The other regions to vote first are diamond-mining Yakutia, the region of Sakhalin which includes an island chain contested by Japan, Kamchatka, and Magadan, the site of Soviet-era Gulag camps. Seven parties including Putin's ruling United Russia are running in the elections to the lower house of parliament, the 450-deputy State Duma.
It is seen as a dry run of presidential polls in March in which current Prime Minister Putin is expected to win back his old job. Analysts say United Russia had initially hoped to repeat the success of last parliamentary elections in 2007 when it secured a landslide majority of 64.3 percent and received 315 seats in the Duma. But with support for Putin and his party crumbling, United Russia is expected to win just over half the vote, according to pollsters. Russia's independent monitor group Golos (Voice) has claimed widespread violations in the election campaign, including pressure to vote for Putin's party, incurring the wrath of the Russian strongman.
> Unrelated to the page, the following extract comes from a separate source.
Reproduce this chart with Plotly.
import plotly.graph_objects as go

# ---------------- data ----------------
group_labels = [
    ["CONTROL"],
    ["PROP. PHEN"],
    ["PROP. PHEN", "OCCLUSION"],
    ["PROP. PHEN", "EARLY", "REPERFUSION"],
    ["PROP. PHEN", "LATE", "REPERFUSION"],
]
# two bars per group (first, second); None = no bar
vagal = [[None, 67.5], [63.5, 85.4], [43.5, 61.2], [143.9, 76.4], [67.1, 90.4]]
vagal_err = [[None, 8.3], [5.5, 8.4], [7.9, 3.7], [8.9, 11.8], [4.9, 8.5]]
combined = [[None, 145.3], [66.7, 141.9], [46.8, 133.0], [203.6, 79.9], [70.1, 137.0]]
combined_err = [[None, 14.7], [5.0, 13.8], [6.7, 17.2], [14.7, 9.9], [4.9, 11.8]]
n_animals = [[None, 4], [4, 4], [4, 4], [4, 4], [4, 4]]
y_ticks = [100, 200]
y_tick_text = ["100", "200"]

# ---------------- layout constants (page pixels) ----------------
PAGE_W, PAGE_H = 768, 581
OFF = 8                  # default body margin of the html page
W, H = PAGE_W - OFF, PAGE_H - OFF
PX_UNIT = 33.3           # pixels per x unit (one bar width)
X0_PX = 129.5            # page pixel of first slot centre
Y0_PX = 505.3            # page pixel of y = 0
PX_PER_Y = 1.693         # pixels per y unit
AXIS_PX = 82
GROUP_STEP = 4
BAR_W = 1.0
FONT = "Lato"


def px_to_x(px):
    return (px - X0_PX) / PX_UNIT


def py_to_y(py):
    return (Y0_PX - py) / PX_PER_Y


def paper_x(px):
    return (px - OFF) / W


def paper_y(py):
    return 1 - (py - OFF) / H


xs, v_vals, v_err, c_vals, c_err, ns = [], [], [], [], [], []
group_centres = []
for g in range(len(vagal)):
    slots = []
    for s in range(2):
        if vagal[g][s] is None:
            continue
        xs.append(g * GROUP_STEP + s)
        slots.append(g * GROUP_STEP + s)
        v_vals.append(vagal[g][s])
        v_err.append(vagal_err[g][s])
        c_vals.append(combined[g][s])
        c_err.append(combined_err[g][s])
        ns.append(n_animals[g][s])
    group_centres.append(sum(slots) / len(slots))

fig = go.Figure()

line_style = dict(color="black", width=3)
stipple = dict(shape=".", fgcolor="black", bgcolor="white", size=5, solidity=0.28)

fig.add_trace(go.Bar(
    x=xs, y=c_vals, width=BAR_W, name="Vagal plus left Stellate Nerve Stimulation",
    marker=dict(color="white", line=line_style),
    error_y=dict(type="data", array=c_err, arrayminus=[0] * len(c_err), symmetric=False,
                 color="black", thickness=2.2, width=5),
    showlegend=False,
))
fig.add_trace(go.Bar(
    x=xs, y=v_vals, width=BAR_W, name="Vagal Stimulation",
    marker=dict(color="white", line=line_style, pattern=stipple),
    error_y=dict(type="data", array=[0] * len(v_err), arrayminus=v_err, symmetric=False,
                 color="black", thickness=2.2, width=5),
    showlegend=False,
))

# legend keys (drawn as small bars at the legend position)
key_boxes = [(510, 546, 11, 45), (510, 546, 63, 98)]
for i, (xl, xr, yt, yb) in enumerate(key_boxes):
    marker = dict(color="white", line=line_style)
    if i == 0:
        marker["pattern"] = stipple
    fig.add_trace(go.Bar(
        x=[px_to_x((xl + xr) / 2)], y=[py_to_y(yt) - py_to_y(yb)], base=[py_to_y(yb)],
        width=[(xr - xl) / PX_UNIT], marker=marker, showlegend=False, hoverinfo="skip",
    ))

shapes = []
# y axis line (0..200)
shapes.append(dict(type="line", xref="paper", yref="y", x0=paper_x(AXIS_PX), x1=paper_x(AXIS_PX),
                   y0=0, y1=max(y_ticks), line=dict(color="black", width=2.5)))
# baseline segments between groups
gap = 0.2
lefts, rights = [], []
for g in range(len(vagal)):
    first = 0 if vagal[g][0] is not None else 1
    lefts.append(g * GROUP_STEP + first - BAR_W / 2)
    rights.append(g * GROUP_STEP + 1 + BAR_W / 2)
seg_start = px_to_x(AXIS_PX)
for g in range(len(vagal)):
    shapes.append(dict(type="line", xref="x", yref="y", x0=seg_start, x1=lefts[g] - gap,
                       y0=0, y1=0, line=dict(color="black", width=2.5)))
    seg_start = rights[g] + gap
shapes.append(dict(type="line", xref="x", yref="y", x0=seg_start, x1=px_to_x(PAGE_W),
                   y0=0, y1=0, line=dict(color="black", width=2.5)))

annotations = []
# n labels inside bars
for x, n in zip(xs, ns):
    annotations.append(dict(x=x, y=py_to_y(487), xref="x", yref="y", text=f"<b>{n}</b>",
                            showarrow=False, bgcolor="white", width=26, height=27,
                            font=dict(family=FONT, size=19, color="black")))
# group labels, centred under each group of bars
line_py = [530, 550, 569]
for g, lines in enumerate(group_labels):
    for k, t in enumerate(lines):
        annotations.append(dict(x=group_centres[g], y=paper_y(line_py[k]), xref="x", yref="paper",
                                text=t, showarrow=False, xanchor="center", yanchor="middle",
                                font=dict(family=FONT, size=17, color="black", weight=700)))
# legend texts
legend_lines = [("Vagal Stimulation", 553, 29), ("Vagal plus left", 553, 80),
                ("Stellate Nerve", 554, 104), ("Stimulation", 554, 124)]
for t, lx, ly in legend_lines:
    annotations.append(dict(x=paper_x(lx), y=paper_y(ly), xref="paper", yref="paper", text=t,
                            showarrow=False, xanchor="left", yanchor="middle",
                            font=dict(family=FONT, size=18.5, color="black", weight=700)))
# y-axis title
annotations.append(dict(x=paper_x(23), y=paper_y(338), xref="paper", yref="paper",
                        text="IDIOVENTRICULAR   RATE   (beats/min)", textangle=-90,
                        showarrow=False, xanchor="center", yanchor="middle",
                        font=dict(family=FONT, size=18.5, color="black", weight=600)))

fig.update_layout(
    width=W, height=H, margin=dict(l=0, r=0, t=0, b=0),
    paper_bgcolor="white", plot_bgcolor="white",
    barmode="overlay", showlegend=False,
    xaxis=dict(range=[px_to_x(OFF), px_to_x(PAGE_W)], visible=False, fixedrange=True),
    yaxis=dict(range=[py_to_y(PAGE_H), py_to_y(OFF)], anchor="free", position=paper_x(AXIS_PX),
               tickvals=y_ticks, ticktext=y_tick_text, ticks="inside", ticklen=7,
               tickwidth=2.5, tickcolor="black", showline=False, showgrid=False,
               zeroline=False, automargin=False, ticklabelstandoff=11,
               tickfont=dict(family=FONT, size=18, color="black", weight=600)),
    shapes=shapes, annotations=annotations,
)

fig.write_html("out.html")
Over the past days, the small Moscow-based group has become the target of what its supporters say is a brutal campaign of intimidation including a probe and a smear documentary aimed at silencing it on election day. The election was to end 21 hours later when stations close at 1700 GMT Sunday in the exclave of Kaliningrad on the borders with the European Union.
Voting in the world's largest country will begin at 2000 GMT Saturday in the Russian Far East regions and end 21 hours later when polling stations close at 1700 GMT Sunday in the exclave of Kaliningrad wedged between Poland and Lithuania. Police were on high alert ahead of the polls and the expected subsequent protests, with Moscow parking lots cleared out around polling stations and over 50,000 officers mobilised to ensure order through the weekend. In a message to the Russian people Friday, Medvedev called elections "one of the highest manifestations of democracy."
But 46 percent of Russians expect the vote to be rigged, according to a Levada opinion poll held in November, with 51 percent convinced that the elections are only an "imitation competition" with predetermined results. The run-up to the polls has also been marked by unprecedented pressure on election observers, especially on Moscow-based group Golos, which has set up a user-friendly website where people may allege violations.
Golos director Liliya Shibanova said customs officials stopped her overnight at Moscow's Sheremetyevo airport and demanded that she hand over her laptop computer on the pretext that it contained unlicensed software. Forced to give up her computer, she said she feared that police will proceed to upload something onto the disk without her knowledge in order to open a criminal case.
"This is very dangerous. It's an attempt to bar me from leaving Russia" for a meeting at the European Parliament in Strasbourg on Wednesday, where Shibanova planned to discuss the Russian elections. Golos was taken to court Friday for alleged violations of election rules and ordered to pay a fine of 30,000 rubles ($970, 725 euros). A documentary Friday night alleged the group is acting on behalf of the US government. Opposition parties have also reported harassment of their observers, with the Communist party reporting Thursday that someone broke into their office in southern city Krasnodar and broke 150 video cameras purchased for election monitoring.